TASK DESCRIPTION:
Set down, exactly as written, the lines from the top of the data to the line that holds "markeredgecolor=col, markeredgewidth=1.0, zorder=3)", and omit the pictures.

[Begin DATA SEGMENT]

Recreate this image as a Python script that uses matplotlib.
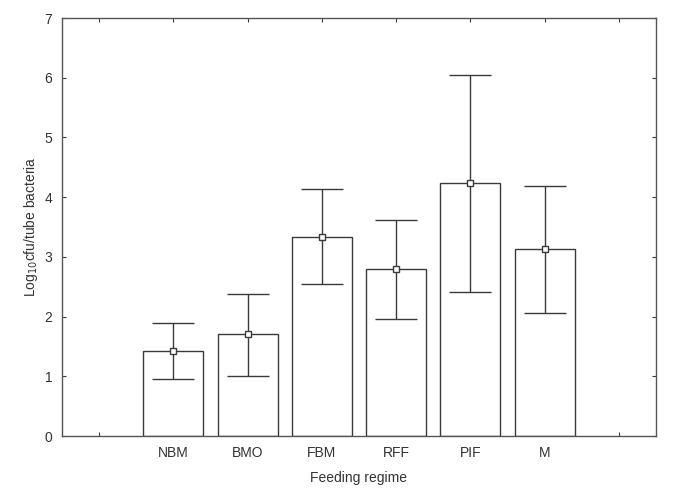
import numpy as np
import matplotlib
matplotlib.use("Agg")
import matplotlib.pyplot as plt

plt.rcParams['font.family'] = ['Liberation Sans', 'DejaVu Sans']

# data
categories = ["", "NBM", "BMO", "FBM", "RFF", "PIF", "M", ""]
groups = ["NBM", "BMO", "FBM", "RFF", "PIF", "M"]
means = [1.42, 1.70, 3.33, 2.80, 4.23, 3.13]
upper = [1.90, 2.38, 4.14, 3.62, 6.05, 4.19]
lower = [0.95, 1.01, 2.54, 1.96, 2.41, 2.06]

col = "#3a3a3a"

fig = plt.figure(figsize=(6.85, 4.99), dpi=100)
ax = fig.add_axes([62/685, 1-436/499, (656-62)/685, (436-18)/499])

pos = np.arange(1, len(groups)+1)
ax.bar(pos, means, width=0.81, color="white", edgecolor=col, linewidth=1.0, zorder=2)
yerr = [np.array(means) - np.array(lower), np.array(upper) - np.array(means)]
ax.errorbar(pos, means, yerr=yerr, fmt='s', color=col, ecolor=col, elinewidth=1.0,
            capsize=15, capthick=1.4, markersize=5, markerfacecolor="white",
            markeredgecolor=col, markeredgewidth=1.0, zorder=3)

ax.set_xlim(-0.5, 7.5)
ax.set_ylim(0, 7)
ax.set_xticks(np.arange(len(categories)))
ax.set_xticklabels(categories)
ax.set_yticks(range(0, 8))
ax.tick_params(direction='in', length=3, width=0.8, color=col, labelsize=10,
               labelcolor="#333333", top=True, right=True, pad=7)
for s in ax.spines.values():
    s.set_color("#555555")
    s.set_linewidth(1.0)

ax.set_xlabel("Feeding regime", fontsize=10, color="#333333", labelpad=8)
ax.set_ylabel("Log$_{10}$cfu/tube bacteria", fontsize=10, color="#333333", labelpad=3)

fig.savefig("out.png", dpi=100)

[End DATA SEGMENT]

RESULT:
Recreate this image as a Python script that uses matplotlib.
import numpy as np
import matplotlib
matplotlib.use("Agg")
import matplotlib.pyplot as plt

plt.rcParams['font.family'] = ['Liberation Sans', 'DejaVu Sans']

# data
categories = ["", "NBM", "BMO", "FBM", "RFF", "PIF", "M", ""]
groups = ["NBM", "BMO", "FBM", "RFF", "PIF", "M"]
means = [1.42, 1.70, 3.33, 2.80, 4.23, 3.13]
upper = [1.90, 2.38, 4.14, 3.62, 6.05, 4.19]
lower = [0.95, 1.01, 2.54, 1.96, 2.41, 2.06]

col = "#3a3a3a"

fig = plt.figure(figsize=(6.85, 4.99), dpi=100)
ax = fig.add_axes([62/685, 1-436/499, (656-62)/685, (436-18)/499])

pos = np.arange(1, len(groups)+1)
ax.bar(pos, means, width=0.81, color="white", edgecolor=col, linewidth=1.0, zorder=2)
yerr = [np.array(means) - np.array(lower), np.array(upper) - np.array(means)]
ax.errorbar(pos, means, yerr=yerr, fmt='s', color=col, ecolor=col, elinewidth=1.0,
            capsize=15, capthick=1.4, markersize=5, markerfacecolor="white",
            markeredgecolor=col, markeredgewidth=1.0, zorder=3)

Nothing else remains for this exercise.